-- What you will do --
Could the lines from the start of the data through the line with "d3.scaleLinear().domain([0, 50]).range([plotBottom, plotTop]);" be set down exactly, with no pictures among them?

-- Dataset extract --
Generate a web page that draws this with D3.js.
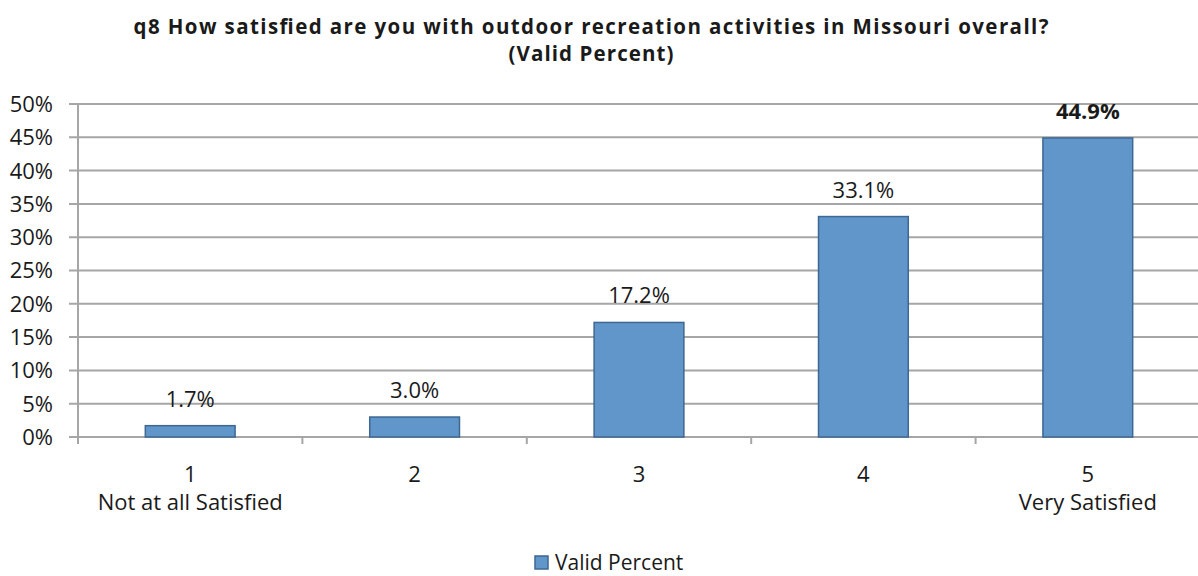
<!DOCTYPE html>
<html>
<head>
<meta charset="utf-8">
<script src="https://cdn.jsdelivr.net/npm/d3@7/dist/d3.min.js"></script>
<style>
  body { margin: 0; background: #fff; }
  svg { display: block; }
  text { font-family: "Open Sans", "Liberation Sans", sans-serif; fill: #1a1a1a; }
</style>
</head>
<body>
<svg id="chart" width="1198" height="576"></svg>
<script>
// Survey responses, q8
const categories = ["1", "2", "3", "4", "5"];
const categoryNotes = ["Not at all Satisfied", "", "", "", "Very Satisfied"];
const validPercent = [1.7, 3.0, 17.2, 33.1, 44.9];
const yTicks = [0, 5, 10, 15, 20, 25, 30, 35, 40, 45, 50];
const seriesName = "Valid Percent";
const titleLines = ["q8 How satisfied are you with outdoor recreation activities in Missouri overall?", "(Valid Percent)"];

const svg = d3.select("#chart");
const plotLeft = 78, plotRight = 1200, plotTop = 104, plotBottom = 437;
const labelSize = "22px";

const x = d3.scaleBand().domain(categories).range([plotLeft, plotRight]).paddingInner(0.6).paddingOuter(0.3);
const xEdge = d3.scaleBand().domain(categories).range([plotLeft, plotRight]);
const y = d3.scaleLinear().domain([0, 50]).range([plotBottom, plotTop]);

const grid = "#a6a6a6";

// Title, two centred lines
const titleWidths = [915, 165];
svg.append("g").selectAll("text").data(titleLines).join("text")
  .attr("x", 591).attr("y", (d, i) => 34 + i * 27)
  .attr("text-anchor", "middle")
  .attr("textLength", (d, i) => titleWidths[i])
  .attr("lengthAdjust", "spacing")
  .style("font-weight", "bold").style("font-size", "20.5px")
  .text(d => d);

// Horizontal gridlines
svg.append("g").selectAll("line").data(yTicks).join("line")
  .attr("x1", plotLeft - 9).attr("x2", plotRight)
  .attr("y1", d => y(d)).attr("y2", d => y(d))
  .attr("stroke", grid).attr("stroke-width", 2);

// Y axis line
svg.append("line").attr("x1", plotLeft).attr("x2", plotLeft)
  .attr("y1", plotTop).attr("y2", plotBottom + 7)
  .attr("stroke", grid).attr("stroke-width", 2);

// Category tick marks at band edges
svg.append("g").selectAll("line").data(categories.slice(1)).join("line")
  .attr("x1", d => xEdge(d)).attr("x2", d => xEdge(d))
  .attr("y1", plotBottom).attr("y2", plotBottom + 7)
  .attr("stroke", grid).attr("stroke-width", 2);

// Y tick labels
svg.append("g").selectAll("text").data(yTicks).join("text")
  .attr("x", 53).attr("y", d => y(d))
  .attr("dy", "0.36em").attr("text-anchor", "end")
  .style("font-size", labelSize)
  .text(d => d + "%");

// Bars
svg.append("g").selectAll("rect").data(validPercent).join("rect")
  .attr("x", (d, i) => x(categories[i]))
  .attr("width", x.bandwidth())
  .attr("y", d => y(d))
  .attr("height", d => y(0) - y(d))
  .attr("fill", "#6096c9")
  .attr("stroke", "#3e6792").attr("stroke-width", 1.5);

// Value labels
svg.append("g").selectAll("text").data(validPercent).join("text")
  .attr("x", (d, i) => x(categories[i]) + x.bandwidth() / 2)
  .attr("y", d => y(d) - 19)
  .attr("text-anchor", "middle")
  .style("font-size", labelSize)
  .style("font-weight", (d, i) => i === validPercent.length - 1 ? "bold" : "normal")
  .text(d => d.toFixed(1) + "%");

// Category labels
const cat = svg.append("g").selectAll("g").data(categories).join("g")
  .attr("transform", d => `translate(${x(d) + x.bandwidth() / 2},0)`);
cat.append("text").attr("y", 482).attr("text-anchor", "middle")
  .style("font-size", labelSize).text(d => d);
cat.append("text").attr("y", 510).attr("text-anchor", "middle")
  .style("font-size", labelSize).text((d, i) => categoryNotes[i]);

// Legend
const lg = svg.append("g").attr("transform", "translate(535,556)");
lg.append("rect").attr("width", 13).attr("height", 13)
  .attr("fill", "#6096c9").attr("stroke", "#3e6792").attr("stroke-width", 1.5);
lg.append("text").attr("x", 20).attr("y", 14)
  .style("font-size", "21px").text(seriesName);
</script>
</body>
</html>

-- Task response --
Generate a web page that draws this with D3.js.
<!DOCTYPE html>
<html>
<head>
<meta charset="utf-8">
<script src="https://cdn.jsdelivr.net/npm/d3@7/dist/d3.min.js"></script>
<style>
  body { margin: 0; background: #fff; }
  svg { display: block; }
  text { font-family: "Open Sans", "Liberation Sans", sans-serif; fill: #1a1a1a; }
</style>
</head>
<body>
<svg id="chart" width="1198" height="576"></svg>
<script>
// Survey responses, q8
const categories = ["1", "2", "3", "4", "5"];
const categoryNotes = ["Not at all Satisfied", "", "", "", "Very Satisfied"];
const validPercent = [1.7, 3.0, 17.2, 33.1, 44.9];
const yTicks = [0, 5, 10, 15, 20, 25, 30, 35, 40, 45, 50];
const seriesName = "Valid Percent";
const titleLines = ["q8 How satisfied are you with outdoor recreation activities in Missouri overall?", "(Valid Percent)"];

const svg = d3.select("#chart");
const plotLeft = 78, plotRight = 1200, plotTop = 104, plotBottom = 437;
const labelSize = "22px";

const x = d3.scaleBand().domain(categories).range([plotLeft, plotRight]).paddingInner(0.6).paddingOuter(0.3);
const xEdge = d3.scaleBand().domain(categories).range([plotLeft, plotRight]);
const y = d3.scaleLinear().domain([0, 50]).range([plotBottom, plotTop]);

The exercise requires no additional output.